The term Vietnam Syndrome was used by conservative Americans to describe what they saw as an undesirable pacifism on the part of the American public and the US government.

After the Vietnam war many political pundits believed that the public of the United States would oppose all future wars, due to the association of war in general with the specific social chaos, division and combat deaths of the Vietnam war. Conservative pundits believed that the public should not have held this view.

In response to the public reaction against war after the Vietnam war, conservative Americans made two claims. Firstly, that the Vietnam war could have been won, but that the home front had stabbed the Armed Forces in the back. Secondly, after the Vietnam war was over, some conservatives recognised that the opposition to the Vietnam war had been legitimate. These conservatives held that while opposition to the Vietnam war was legitimate, US involvement in future wars as a matter of principle should not be opposed.

Many conservatives believed that the US government acted in response to the perceived public opinion against war. According to this view, the US government avoided diplomatic and military intervention in the affairs of other states. By taking a passive foreign policy, conservatives argued that the US government avoided inflaming a public opinion which was biased against war.

It is the combination of an apparently passive US government foreign policy, an absence of wars and military interventions, and a public opinion apparently biased against war which conservatives dubbed the Vietnam Syndrome. As with many political descriptions which arise from the practice of politics, the term is not clearly defined in academic works, but was rather defined as a matter of convention and usage.

From the 1980s, key figures in United States conservative politics have repeatedly claimed that the Vietnam Syndrome has been "kicked". This claim is usually made after the United States has prosecuted a war that was seen by the US public to have been militarily or politically effective. The claim that the Vietnam Syndrome has been kicked means that members of government believe public opinion impediments to waging wars are no longer present.

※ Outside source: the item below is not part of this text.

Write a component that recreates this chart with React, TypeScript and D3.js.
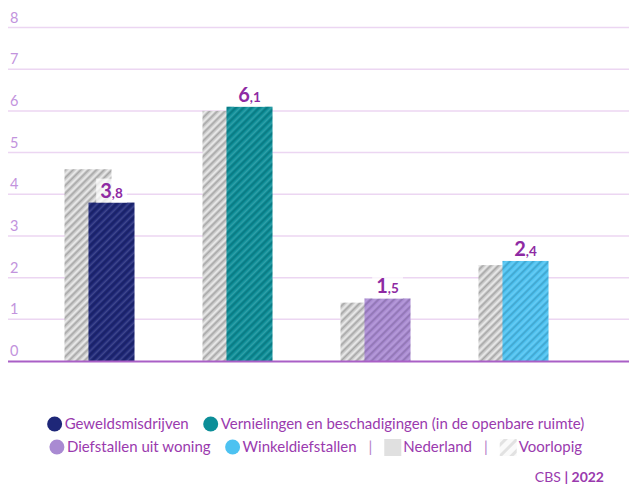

For example, President George Bush claimed in 1991, after the Persian Gulf War, that "the ghosts of Vietnam had been laid to rest beneath the sands of the Arabian desert." And yet when eighteen American soldiers were killed in the Battle of Mogadishu in 1993, Bill Clinton quickly withdrew all US forces from Somalia.

Diplomat Richard Holbrooke called this event the emergence of a new "Vietmalia syndrome," one later reflected in Clinton's extreme reluctance to use military force in Bosnia.

It should not be confused with the Vietnam Veteran's syndrome or post-traumatic stress disorder.